> [Records]
***
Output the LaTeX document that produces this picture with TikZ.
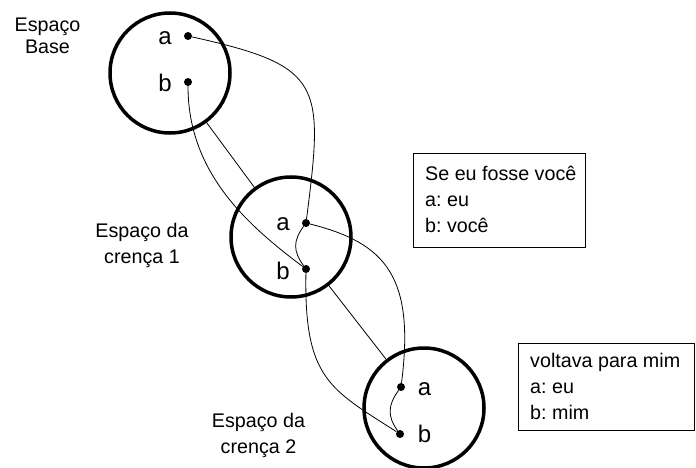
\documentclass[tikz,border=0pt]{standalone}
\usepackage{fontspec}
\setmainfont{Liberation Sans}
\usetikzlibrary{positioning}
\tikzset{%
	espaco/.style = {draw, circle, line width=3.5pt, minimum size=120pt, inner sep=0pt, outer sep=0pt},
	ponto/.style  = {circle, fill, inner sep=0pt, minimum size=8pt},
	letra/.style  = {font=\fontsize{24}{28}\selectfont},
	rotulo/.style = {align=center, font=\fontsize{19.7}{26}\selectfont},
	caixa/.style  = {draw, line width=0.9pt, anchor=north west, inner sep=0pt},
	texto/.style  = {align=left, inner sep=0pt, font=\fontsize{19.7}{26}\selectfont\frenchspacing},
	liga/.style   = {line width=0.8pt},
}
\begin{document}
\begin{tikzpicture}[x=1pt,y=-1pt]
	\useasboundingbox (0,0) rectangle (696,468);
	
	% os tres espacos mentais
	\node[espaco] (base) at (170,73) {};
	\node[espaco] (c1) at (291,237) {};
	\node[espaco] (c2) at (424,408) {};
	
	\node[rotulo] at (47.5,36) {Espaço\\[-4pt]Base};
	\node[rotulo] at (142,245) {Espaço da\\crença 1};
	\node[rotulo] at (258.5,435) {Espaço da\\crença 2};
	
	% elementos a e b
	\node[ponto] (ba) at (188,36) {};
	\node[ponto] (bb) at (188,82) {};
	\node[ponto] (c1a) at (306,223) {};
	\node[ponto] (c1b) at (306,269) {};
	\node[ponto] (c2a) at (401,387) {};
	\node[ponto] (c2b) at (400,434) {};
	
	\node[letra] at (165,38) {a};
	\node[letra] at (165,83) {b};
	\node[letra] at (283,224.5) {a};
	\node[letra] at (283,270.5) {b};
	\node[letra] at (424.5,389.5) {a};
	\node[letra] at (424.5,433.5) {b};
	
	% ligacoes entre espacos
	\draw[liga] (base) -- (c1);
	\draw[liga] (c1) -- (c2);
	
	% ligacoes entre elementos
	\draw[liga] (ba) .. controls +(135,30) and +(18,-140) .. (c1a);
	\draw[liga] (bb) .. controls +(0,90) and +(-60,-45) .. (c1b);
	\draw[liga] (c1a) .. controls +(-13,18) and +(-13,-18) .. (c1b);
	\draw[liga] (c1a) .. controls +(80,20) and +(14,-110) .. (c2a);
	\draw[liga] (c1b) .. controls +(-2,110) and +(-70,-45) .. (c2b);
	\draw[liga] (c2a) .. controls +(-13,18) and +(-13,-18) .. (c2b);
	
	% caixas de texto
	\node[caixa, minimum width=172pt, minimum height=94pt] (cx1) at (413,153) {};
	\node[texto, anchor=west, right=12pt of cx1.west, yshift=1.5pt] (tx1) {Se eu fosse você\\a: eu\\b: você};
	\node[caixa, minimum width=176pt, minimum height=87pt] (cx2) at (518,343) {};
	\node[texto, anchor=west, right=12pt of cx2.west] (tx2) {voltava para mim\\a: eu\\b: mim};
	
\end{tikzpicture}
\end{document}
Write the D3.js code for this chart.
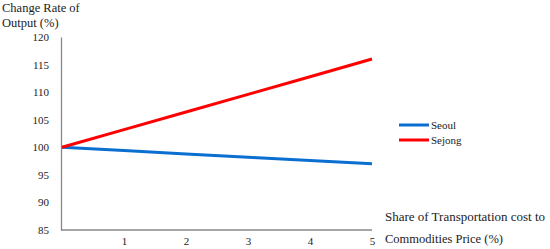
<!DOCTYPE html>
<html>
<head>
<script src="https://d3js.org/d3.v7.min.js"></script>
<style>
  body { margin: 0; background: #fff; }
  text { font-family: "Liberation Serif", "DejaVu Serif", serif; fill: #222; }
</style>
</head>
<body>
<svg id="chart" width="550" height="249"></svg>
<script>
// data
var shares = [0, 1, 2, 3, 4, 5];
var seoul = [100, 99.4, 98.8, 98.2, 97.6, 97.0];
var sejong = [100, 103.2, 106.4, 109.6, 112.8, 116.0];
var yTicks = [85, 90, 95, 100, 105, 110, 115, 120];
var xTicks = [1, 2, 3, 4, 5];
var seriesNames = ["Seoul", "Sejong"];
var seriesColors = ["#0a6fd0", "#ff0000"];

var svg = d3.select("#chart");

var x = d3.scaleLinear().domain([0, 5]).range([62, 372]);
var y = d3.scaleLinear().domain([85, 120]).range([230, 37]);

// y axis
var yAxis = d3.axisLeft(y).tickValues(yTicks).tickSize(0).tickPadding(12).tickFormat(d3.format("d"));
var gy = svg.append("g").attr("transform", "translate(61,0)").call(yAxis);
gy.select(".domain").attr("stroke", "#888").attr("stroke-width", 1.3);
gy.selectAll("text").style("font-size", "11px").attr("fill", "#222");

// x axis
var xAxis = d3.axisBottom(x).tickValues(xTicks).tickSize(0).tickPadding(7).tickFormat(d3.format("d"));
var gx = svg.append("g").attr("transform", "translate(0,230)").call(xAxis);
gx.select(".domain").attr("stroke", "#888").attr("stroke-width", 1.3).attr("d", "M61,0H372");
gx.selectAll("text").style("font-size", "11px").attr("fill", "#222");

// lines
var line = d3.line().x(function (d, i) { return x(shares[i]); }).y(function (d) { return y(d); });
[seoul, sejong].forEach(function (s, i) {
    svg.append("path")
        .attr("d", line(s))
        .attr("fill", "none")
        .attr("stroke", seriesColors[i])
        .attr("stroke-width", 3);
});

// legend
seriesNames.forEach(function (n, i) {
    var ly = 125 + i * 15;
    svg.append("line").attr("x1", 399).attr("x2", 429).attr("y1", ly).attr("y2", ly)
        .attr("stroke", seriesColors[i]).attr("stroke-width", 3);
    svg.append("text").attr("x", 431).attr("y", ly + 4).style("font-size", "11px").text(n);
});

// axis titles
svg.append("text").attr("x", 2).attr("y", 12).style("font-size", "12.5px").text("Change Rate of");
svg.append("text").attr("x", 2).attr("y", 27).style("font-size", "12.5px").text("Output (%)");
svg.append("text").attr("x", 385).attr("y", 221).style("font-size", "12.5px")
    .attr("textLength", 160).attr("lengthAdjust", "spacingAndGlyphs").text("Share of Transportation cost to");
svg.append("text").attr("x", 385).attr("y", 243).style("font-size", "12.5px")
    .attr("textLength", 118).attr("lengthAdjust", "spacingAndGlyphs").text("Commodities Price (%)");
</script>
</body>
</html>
***
> [Direction] Copy out each line of the material that holds the word "chart".

> [The reply]
Write the D3.js code for this chart.
<svg id="chart" width="550" height="249"></svg>
var svg = d3.select("#chart");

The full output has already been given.